### TASK DESCRIPTION
Please print exactly the lines below, from the start of the material up to and including the line with "(0,0) rectangle (1202,701);", but none of the pictures.

_ _ _ _

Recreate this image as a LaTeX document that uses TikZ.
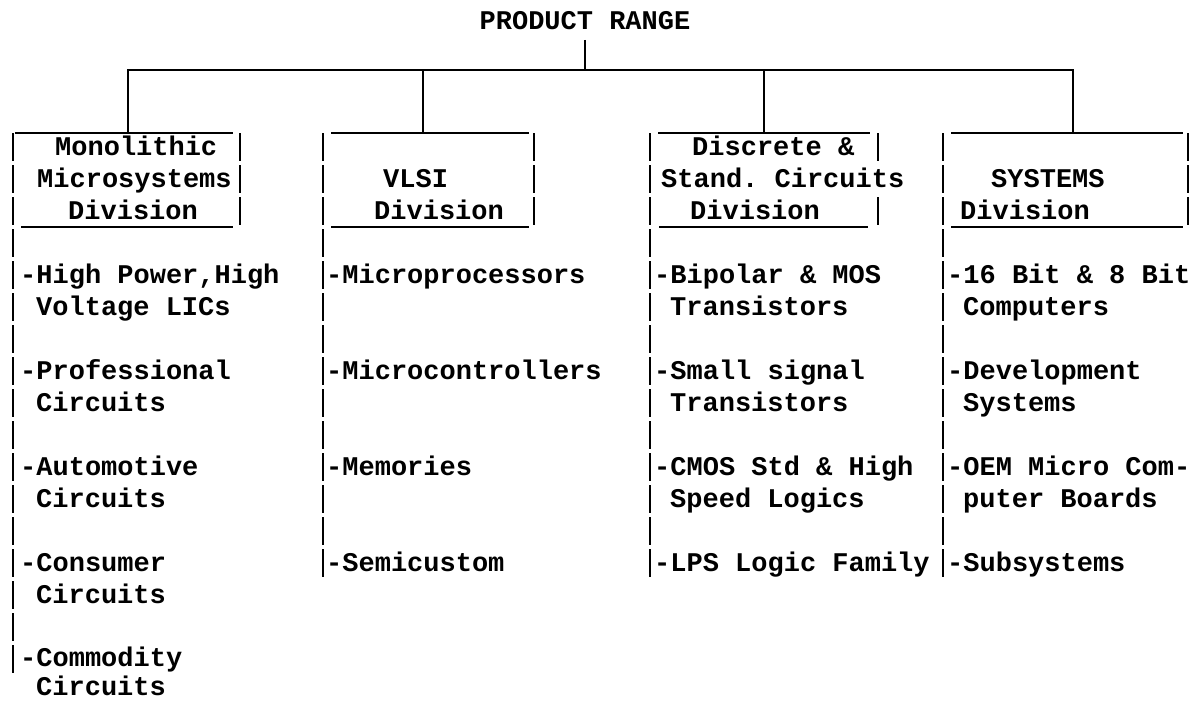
\documentclass[tikz,border=0pt]{standalone}
\usepackage{fontspec}
\setmonofont{Liberation Mono}
\begin{document}
\begin{tikzpicture}[x=1pt,y=-1pt,
  ln/.style={line width=2.8pt},
  barline/.style={line width=2.8pt},
  txt/.style={font=\ttfamily\bfseries\fontsize{27}{32}\selectfont, anchor=base west, inner sep=0pt}]
\useasboundingbox (0,0) rectangle (1202,701);

% title
\node[txt, anchor=base] (title) at (585,30) {PRODUCT RANGE};
\coordinate (tb) at (585,40);
\coordinate (j) at (585,70);
\coordinate (d1) at (128,133);
\coordinate (d2) at (423,133);
\coordinate (d3) at (764,133);
\coordinate (d4) at (1073,133);
\draw[ln] (tb) -- (j);
\draw[ln] (d1) -- (d1|-j) -- (d4|-j) -- (d4);
\draw[ln] (d2|-j) -- (d2);
\draw[ln] (d3|-j) -- (d3);

% box top lines and underlines
\draw[ln] (15,133) -- (233,133);
\draw[ln] (331,133) -- (529,133);
\draw[ln] (658,133) -- (870,133);
\draw[ln] (951,133) -- (1183,133);
\draw[ln] (21,227) -- (233,227);
\draw[ln] (331,227) -- (529,227);
\draw[ln] (659,227) -- (868,227);
\draw[ln] (951,227) -- (1183,227);

% left bars (typewriter rows)
\foreach \k in {0,...,16} \draw[barline] (13,{133+32*\k}) -- (13,{161+32*\k});
\foreach \k in {0,...,13} {
  \draw[barline] (323,{133+32*\k}) -- (323,{161+32*\k});
  \draw[barline] (650,{133+32*\k}) -- (650,{161+32*\k});
  \draw[barline] (943,{133+32*\k}) -- (943,{161+32*\k});
}
% right bars of the division boxes
\foreach \k in {0,1,2} {
  \draw[barline] (240,{133+32*\k}) -- (240,{161+32*\k});
  \draw[barline] (534,{133+32*\k}) -- (534,{161+32*\k});
  \draw[barline] (1188,{133+32*\k}) -- (1188,{161+32*\k});
}
\foreach \k in {0,2} \draw[barline] (878,{133+32*\k}) -- (878,{161+32*\k});

% division boxes
\node[txt] (m1) at (55,155) {Monolithic};
\node[txt] (m2) at (37,187) {Microsystems};
\node[txt] (m3) at (68,219) {Division};
\node[txt] (v1) at (383,187) {VLSI};
\node[txt] (v2) at (374,219) {Division};
\node[txt] (c1) at (692,155) {Discrete \&};
\node[txt] (c2) at (661,187) {Stand. Circuits};
\node[txt] (c3) at (690,219) {Division};
\node[txt] (s1) at (991,187) {SYSTEMS};
\node[txt] (s2) at (960,219) {Division};

% column 1
\node[txt] (a1) at (20,283) {-High Power,High};
\node[txt] (a2) at (36,315) {Voltage LICs};
\node[txt] (a3) at (20,379) {-Professional};
\node[txt] (a4) at (36,411) {Circuits};
\node[txt] (a5) at (20,475) {-Automotive};
\node[txt] (a6) at (36,507) {Circuits};
\node[txt] (a7) at (20,571) {-Consumer};
\node[txt] (a8) at (36,603) {Circuits};
\node[txt] (a9) at (20,666) {-Commodity};
\node[txt] (a10) at (36,695) {Circuits};

% column 2
\node[txt] (b1) at (326,283) {-Microprocessors};
\node[txt] (b2) at (326,379) {-Microcontrollers};
\node[txt] (b3) at (326,475) {-Memories};
\node[txt] (b4) at (326,571) {-Semicustom};

% column 3
\node[txt] (e1) at (654,283) {-Bipolar \& MOS};
\node[txt] (e2) at (670,315) {Transistors};
\node[txt] (e3) at (654,379) {-Small signal};
\node[txt] (e4) at (670,411) {Transistors};
\node[txt] (e5) at (654,475) {-CMOS Std \& High};
\node[txt] (e6) at (670,507) {Speed Logics};
\node[txt] (e7) at (654,571) {-LPS Logic Family};

% column 4
\node[txt] (f1) at (947,283) {-16 Bit \& 8 Bit};
\node[txt] (f2) at (963,315) {Computers};
\node[txt] (f3) at (947,379) {-Development};
\node[txt] (f4) at (963,411) {Systems};
\node[txt] (f5) at (947,475) {-OEM Micro Com-};
\node[txt] (f6) at (963,507) {puter Boards};
\node[txt] (f7) at (947,571) {-Subsystems};
\end{tikzpicture}
\end{document}
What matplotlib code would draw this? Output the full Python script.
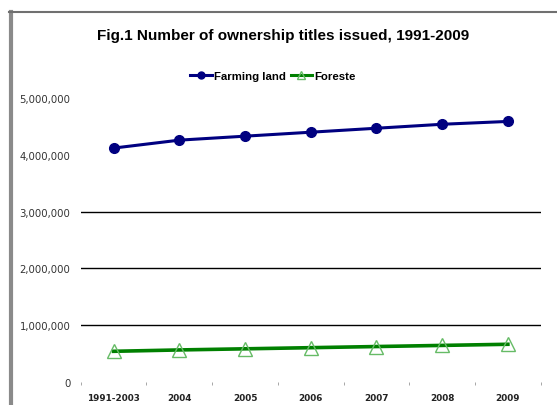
import matplotlib

matplotlib.use('Agg')
import matplotlib.pyplot as plt
from matplotlib.lines import Line2D

plt.rcParams['font.family'] = ['Liberation Sans', 'DejaVu Sans']

# data
years = ['1991-2003', '2004', '2005', '2006', '2007', '2008', '2009']
farming_land = [4120000, 4260000, 4330000, 4400000, 4470000, 4540000, 4590000]
forests = [536000, 560000, 580000, 600000, 620000, 640000, 660000]
grid_values = [1000000, 2000000, 3000000]
y_ticks = [0, 1000000, 2000000, 3000000, 4000000, 5000000]

fig = plt.figure(figsize=(5.57, 4.06), dpi=100, facecolor='w')
ax = fig.add_axes([0.1449, 0.0574, 0.8259, 0.6983])

x = list(range(len(years)))
for g in grid_values:
    ax.axhline(g, color='black', lw=1.0, zorder=1)

ax.plot(x, farming_land, '-', color='#000080', lw=2.2, marker='o',
        markersize=7, markerfacecolor='#000080', markeredgecolor='#000080',
        label='Farming land', zorder=3)
ax.plot(x, forests, '-', color='#008000', lw=2.6, zorder=3)
ax.plot(x, forests, linestyle='none', marker='^', markersize=10,
        markerfacecolor='none', markeredgecolor='#66bb66', markeredgewidth=1.0,
        zorder=4)

ax.set_xlim(-0.5, len(years) - 0.5)
ax.set_ylim(0, 5000000)
ax.set_yticks(y_ticks)
ax.set_yticklabels(['{:,}'.format(v) for v in y_ticks], fontsize=7.3,
                   color='#333333', family='DejaVu Sans')
ax.set_xticks(x)
ax.set_xticklabels(years, fontsize=6.4, fontweight='bold', color='#222222',
                   family='DejaVu Sans')
ax.set_xticks([i - 0.5 for i in range(len(years) + 1)], minor=True)
ax.tick_params(axis='x', which='major', length=0, pad=8)
ax.tick_params(axis='x', which='minor', length=2, color='#999999', direction='out')
ax.tick_params(axis='y', length=0, pad=7.5)
for s in ax.spines.values():
    s.set_visible(False)

fig.text(283 / 557, 1 - 36 / 406, 'Fig.1 Number of ownership titles issued, 1991-2009',
         ha='center', va='center', fontsize=11, fontweight='bold')

handles = [
    Line2D([], [], color='#000080', lw=2.2, marker='o', markersize=5),
    Line2D([], [], color='#008000', lw=2.2, marker='^', markersize=6,
           markerfacecolor='none', markeredgecolor='#66bb66'),
]
fig.legend(handles, ['Farming land', 'Foreste'], loc='center',
           bbox_to_anchor=(273 / 557, 1 - 77 / 406), ncol=2, frameon=False,
           handlelength=1.9, handletextpad=0.2, columnspacing=0.4,
           prop={'weight': 'semibold', 'size': 8.2})

# chart area border, cropped on the right and bottom
fig.add_artist(Line2D([10.5 / 557, 10.5 / 557], [0, 1 - 13 / 406],
                      transform=fig.transFigure, color='#8a8a8a', lw=3))
fig.add_artist(Line2D([9 / 557, 1], [1 - 13 / 406, 1 - 13 / 406],
                      transform=fig.transFigure, color='#707070', lw=1.5))

plt.savefig('out.png', dpi=100)
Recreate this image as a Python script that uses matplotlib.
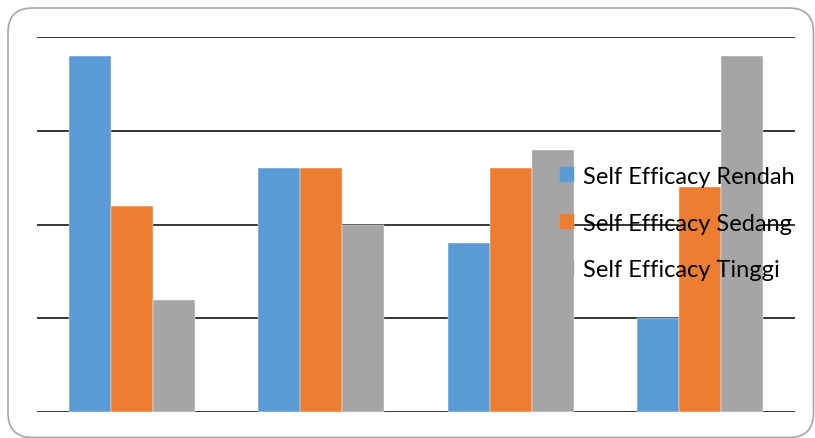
import matplotlib.pyplot as plt
import numpy as np
from matplotlib.patches import FancyBboxPatch

# data (gridline step = 5)
categories = ["1", "2", "3", "4"]
rendah = [19, 13, 9, 5]
sedang = [11, 13, 13, 12]
tinggi = [6, 10, 14, 19]
series_names = ["Self Efficacy Rendah", "Self Efficacy Sedang", "Self Efficacy Tinggi"]
colors = ["#5B9BD5", "#ED7D31", "#A5A5A5"]

plt.rcParams['font.family'] = ['Lato', 'DejaVu Sans']

fig = plt.figure(figsize=(8.15, 4.39), dpi=100)

# rounded chart border (right and bottom edges run to the image edge)
border = FancyBboxPatch((8 / 815, 0.5 / 439), 805.5 / 815, 429.5 / 439,
                        boxstyle="round,pad=0,rounding_size=0.03",
                        mutation_aspect=815 / 439,
                        transform=fig.transFigure, facecolor="none",
                        edgecolor="#a6a6a6", linewidth=1.2, zorder=-1)
fig.patches.append(border)

ax = fig.add_axes([37 / 815, 1 - 413 / 439, 758 / 815, 375 / 439])
ax.set_facecolor("none")

x = np.arange(len(categories))
w = 0.222
for i, (vals, name, c) in enumerate(zip([rendah, sedang, tinggi], series_names, colors)):
    ax.bar(x + (i - 1) * w, vals, width=w, color=c, label=name, zorder=2,
           edgecolor="white", linewidth=0.3)

ax.set_xlim(-0.5, 3.5)
ax.set_ylim(0, 20)
ax.set_yticks([0, 5, 10, 15, 20])
ax.yaxis.grid(True, color="black", linewidth=1.1)
ax.set_axisbelow(True)
ax.tick_params(left=False, bottom=False, labelleft=False, labelbottom=False)
for s in ax.spines.values():
    s.set_visible(False)

leg = ax.legend(loc="upper left", bbox_to_anchor=(560 / 815, 1 - 167 / 439),
                bbox_transform=fig.transFigure, frameon=False, fontsize=17,
                handlelength=0.6, handleheight=0.6, handletextpad=0.38,
                labelspacing=1.09, borderpad=0, borderaxespad=0)
leg.set_zorder(3)
for h in leg.legend_handles:
    h.set_edgecolor(h.get_facecolor())

fig.savefig("out.png", dpi=100)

_ _ _ _

### COMPLETED EXERCISE
Recreate this image as a LaTeX document that uses TikZ.
\documentclass[tikz,border=0pt]{standalone}
\usepackage{fontspec}
\setmonofont{Liberation Mono}
\begin{document}
\begin{tikzpicture}[x=1pt,y=-1pt,
  ln/.style={line width=2.8pt},
  barline/.style={line width=2.8pt},
  txt/.style={font=\ttfamily\bfseries\fontsize{27}{32}\selectfont, anchor=base west, inner sep=0pt}]
\useasboundingbox (0,0) rectangle (1202,701);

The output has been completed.